College has just started and you want to get off on the right foot. You want to have all your belongings, organize your dorm, and get all of your textbooks. You would hope that the mailroom at Boston College would be prepared for all the packages many students are expecting at the start of this upcoming year. If you assumed as much, you— like many others—already discovered just the opposite. The mailroom is a complete and utter mess. Everything from the seemingly-endless line to the paucity of employees makes the otherwise-simple task of acquiring a package a very stressful situation.
According to the staff at the mailroom, they have tried to find more efficient ways of sorting packages to make the whole process easier both for them and students at BC. One of the techniques they put into effect is sending e-mails to students informing them that their package has been received, processed, and ready to pick up. What the employee at the mailing room did not tell me is how ridiculously long it takes the mailroom to process the package. Students and their parents are paying hard-earned money for a package to be delivered by a specific date only for it to be held captive by the employees in the mailroom. I get that there are many packages arriving all at once but what else did the mailroom expect at the beginning of the year? Call me pragmatic, but if they are understaffed then they should hire more employees. I know for a fact that all the work-study jobs where filled and some students eager to work did not get a job assigned.

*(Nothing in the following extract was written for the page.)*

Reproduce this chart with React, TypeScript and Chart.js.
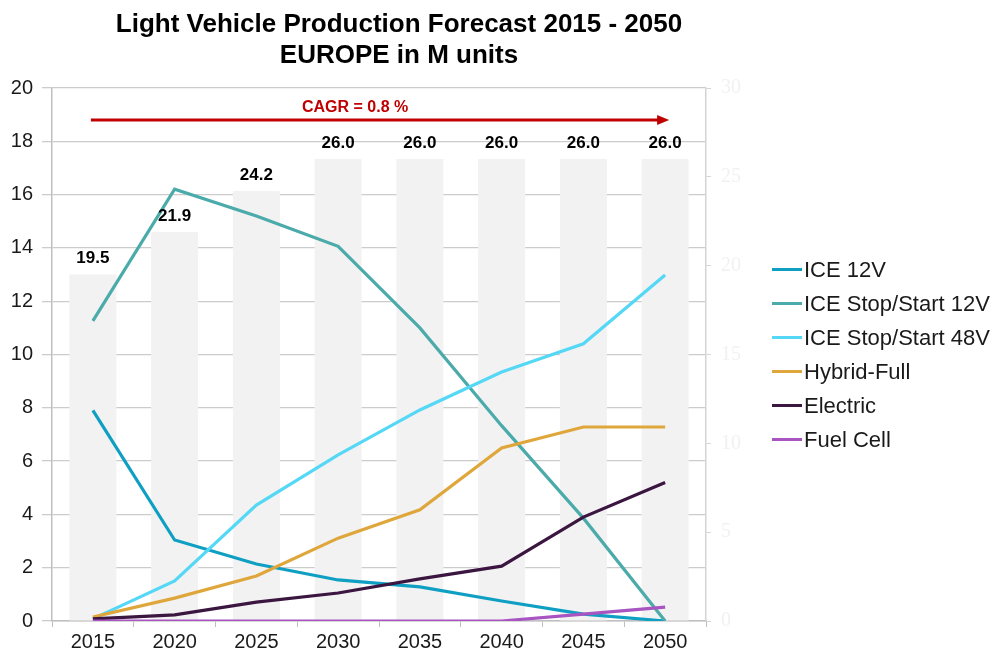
import React, { useEffect, useRef } from "react";
import { Chart, registerables } from "chart.js";

Chart.register(...registerables);

const years = ["2015", "2020", "2025", "2030", "2035", "2040", "2045", "2050"];
const totalProduction = [19.5, 21.9, 24.2, 26.0, 26.0, 26.0, 26.0, 26.0];
const ice12V = [7.9, 3.04, 2.14, 1.54, 1.28, 0.75, 0.26, 0];
const iceStopStart12V = [11.26, 16.2, 15.2, 14.06, 11.0, 7.33, 3.86, 0];
const iceStopStart48V = [0.08, 1.5, 4.35, 6.23, 7.92, 9.34, 10.4, 12.98];
const hybridFull = [0.15, 0.86, 1.69, 3.11, 4.17, 6.49, 7.28, 7.28];
const electric = [0.08, 0.23, 0.71, 1.05, 1.58, 2.06, 3.9, 5.2];
const fuelCell = [0, 0, 0, 0, 0, 0, 0.26, 0.52];

const seriesLabels = [
  "ICE 12V",
  "ICE Stop/Start 12V",
  "ICE Stop/Start 48V",
  "Hybrid-Full",
  "Electric",
  "Fuel Cell",
];
const seriesColors = ["#0f9fc3", "#4aabaa", "#55d8f6", "#dfa73b", "#3b1640", "#a855c2"];
const seriesValues = [ice12V, iceStopStart12V, iceStopStart48V, hybridFull, electric, fuelCell];

const titleLines = ["Light Vehicle Production Forecast 2015 - 2050", "EUROPE in M units"];
const cagrLabel = "CAGR = 0.8 %";
const cagrLevel = 18.8;

const FONT = '"Liberation Sans", Arial, sans-serif';

const overlayPlugin = {
  id: "overlay",
  afterDraw(chart: any) {
    const ctx = chart.ctx as CanvasRenderingContext2D;
    const area = chart.chartArea;
    const x = chart.scales.x;
    const y = chart.scales.y;

    // Title
    ctx.save();
    ctx.fillStyle = "#000000";
    ctx.font = `bold 26px ${FONT}`;
    ctx.textAlign = "center";
    ctx.textBaseline = "alphabetic";
    ctx.fillText(titleLines[0], 399, 32);
    ctx.fillText(titleLines[1], 399, 63);
    ctx.restore();

    // Bar value labels
    const barMeta = chart.getDatasetMeta(0);
    ctx.save();
    ctx.fillStyle = "#000000";
    ctx.font = `bold 17px ${FONT}`;
    ctx.textAlign = "center";
    ctx.textBaseline = "middle";
    barMeta.data.forEach((bar: any, i: number) => {
      ctx.fillText(totalProduction[i].toFixed(1), bar.x, bar.y - 16);
    });
    ctx.restore();

    // CAGR arrow
    const yA = y.getPixelForValue(cagrLevel);
    const x0 = x.getPixelForValue(0) - 2;
    const x1 = x.getPixelForValue(years.length - 1) + 4;
    ctx.save();
    ctx.strokeStyle = "#c00000";
    ctx.fillStyle = "#c00000";
    ctx.lineWidth = 3;
    ctx.beginPath();
    ctx.moveTo(x0, yA);
    ctx.lineTo(x1 - 10, yA);
    ctx.stroke();
    ctx.beginPath();
    ctx.moveTo(x1, yA);
    ctx.lineTo(x1 - 12, yA - 5);
    ctx.lineTo(x1 - 12, yA + 5);
    ctx.closePath();
    ctx.fill();
    ctx.font = `bold 16px ${FONT}`;
    ctx.textAlign = "center";
    ctx.textBaseline = "middle";
    ctx.fillText(cagrLabel, x.getPixelForValue(3) + 17, yA - 12);
    ctx.restore();

    // Legend
    const rowH = 34;
    const n = seriesLabels.length;
    const cy = (area.top + area.bottom) / 2;
    const startY = cy - ((n - 1) * rowH) / 2;
    const lx = area.right + 66;
    ctx.save();
    ctx.font = `22px ${FONT}`;
    ctx.textAlign = "left";
    ctx.textBaseline = "middle";
    for (let i = 0; i < n; i++) {
      const ry = startY + i * rowH;
      ctx.strokeStyle = seriesColors[i];
      ctx.lineWidth = 3;
      ctx.beginPath();
      ctx.moveTo(lx, ry);
      ctx.lineTo(lx + 30, ry);
      ctx.stroke();
      ctx.fillStyle = "#1a1a1a";
      ctx.fillText(seriesLabels[i], lx + 32, ry + 1);
    }
    ctx.restore();
  },
};

export default function App() {
  const ref = useRef<HTMLCanvasElement | null>(null);

  useEffect(() => {
    if (!ref.current) return;
    const lineDatasets = seriesLabels.map((label, i) => ({
      type: "line" as const,
      label,
      data: seriesValues[i],
      borderColor: seriesColors[i],
      backgroundColor: seriesColors[i],
      borderWidth: 3.2,
      pointRadius: 0,
      tension: 0,
      yAxisID: "y",
      order: seriesLabels.length - i,
    }));
    const chart = new Chart(ref.current, {
      type: "bar",
      data: {
        labels: years,
        datasets: [
          {
            type: "bar" as const,
            label: "Total",
            data: totalProduction,
            backgroundColor: "#f2f2f2",
            borderWidth: 0,
            barPercentage: 0.575,
            categoryPercentage: 1,
            yAxisID: "y2",
            order: 20,
          },
          ...lineDatasets,
        ] as any,
      },
      options: {
        responsive: false,
        animation: false,
        devicePixelRatio: 1,
        layout: { padding: { top: 88, left: 0, right: 0, bottom: 0 } },
        plugins: {
          legend: { display: false },
          tooltip: { enabled: false },
          title: { display: false },
        },
        scales: {
          x: {
            type: "category",
            offset: true,
            grid: {
              offset: true,
              drawOnChartArea: false,
              drawTicks: true,
              tickLength: 6,
              color: "#bfbfbf",
            },
            border: { color: "#bfbfbf", width: 1.5 },
            ticks: {
              color: "#1a1a1a",
              font: { family: FONT, size: 20 },
              padding: 3,
              maxRotation: 0,
            },
            afterFit(scale: any) {
              scale.height = 34;
            },
          },
          y: {
            position: "left",
            min: 0,
            max: 20,
            ticks: {
              stepSize: 2,
              color: "#1a1a1a",
              font: { family: FONT, size: 20 },
              padding: 9,
            },
            grid: { color: "#cccccc", lineWidth: 1.3, tickLength: 10 },
            border: { color: "#bfbfbf", width: 1.5 },
            afterFit(scale: any) {
              scale.width = 52;
            },
          },
          y2: {
            position: "right",
            min: 0,
            max: 30,
            ticks: {
              stepSize: 5,
              color: "#f1f1f1",
              font: { family: '"Liberation Serif", serif', size: 20 },
              padding: 10,
            },
            grid: { drawOnChartArea: false, color: "#d4d4d4", tickLength: 5 },
            border: { color: "#d4d4d4", width: 1.5 },
            afterFit(scale: any) {
              scale.width = 998 - 706;
            },
          },
        },
      },
      plugins: [overlayPlugin],
    });
    return () => chart.destroy();
  }, []);

  return (
    <div style={{ position: "fixed", left: 0, top: 0, width: 998, height: 655, background: "#ffffff" }}>
      <canvas ref={ref} width={998} height={655} style={{ display: "block", width: 998, height: 655 }} />
    </div>
  );
}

In addition to the egregious amount of time the mailroom employees take to “process” a package, you have to print the e-mail in order to receive your package, no excuses! What ever happened to “Going Green”? Most students at BC have a cell phone that can receive e-mails, so it is difficult to understand why the mailroom requires us to bring e-mail on paper. Moreover, students at BC also have a limited allotment of print-outs they are allowed per semester. It is inconsiderate for the mailroom to expect us to waste a print-out on something as useless as the mailroom e-mail. How does the e-mail somehow facilitate the mailroom employees’ job of locating a package anyway? The entire e-mail idea seems like a perfectly good idea but once put into practice is faulty, to say the least. One key method the mailing room has instituted to alleviate what has become a hassle is extending the mail service hours. Many students received an e-mail this Friday titled “EXTEDED MAIL SERVICE HOURS” informing them that the typical hours (Monday through Thursday from 8:00am to 4:15pm, Friday 8:00am to 3:35pm, and Saturday from 8:00am to 4:15pm) were “extended.” I don’t know what impression they were trying to give but the reality of the extended hours is that Saturday hours are shortened 45 minutes and, in turn, the mailing room will be open for four and a half hours. The e-mail also encourages students to arrive early since “the earlier you arrive, the shorter the lines should be,” which suggests that the employees are aware of the inefficiency in their department.
Something needs to be done to speed up the time it takes for one to receive a package. Hiring more employees—among many other things—would definitely be a step in the right direction. Another good idea would be assigning times for students to pick up their respective packages, which would distribute the congestion. A designated time would aid both the students and the staff; the students wouldn’t have to wait in ridiculously long lines and the staff would know which packages to have on hand at certain time slots. It is ludicrous that most of the time the line stretches as far back as the Eagle’s Nest!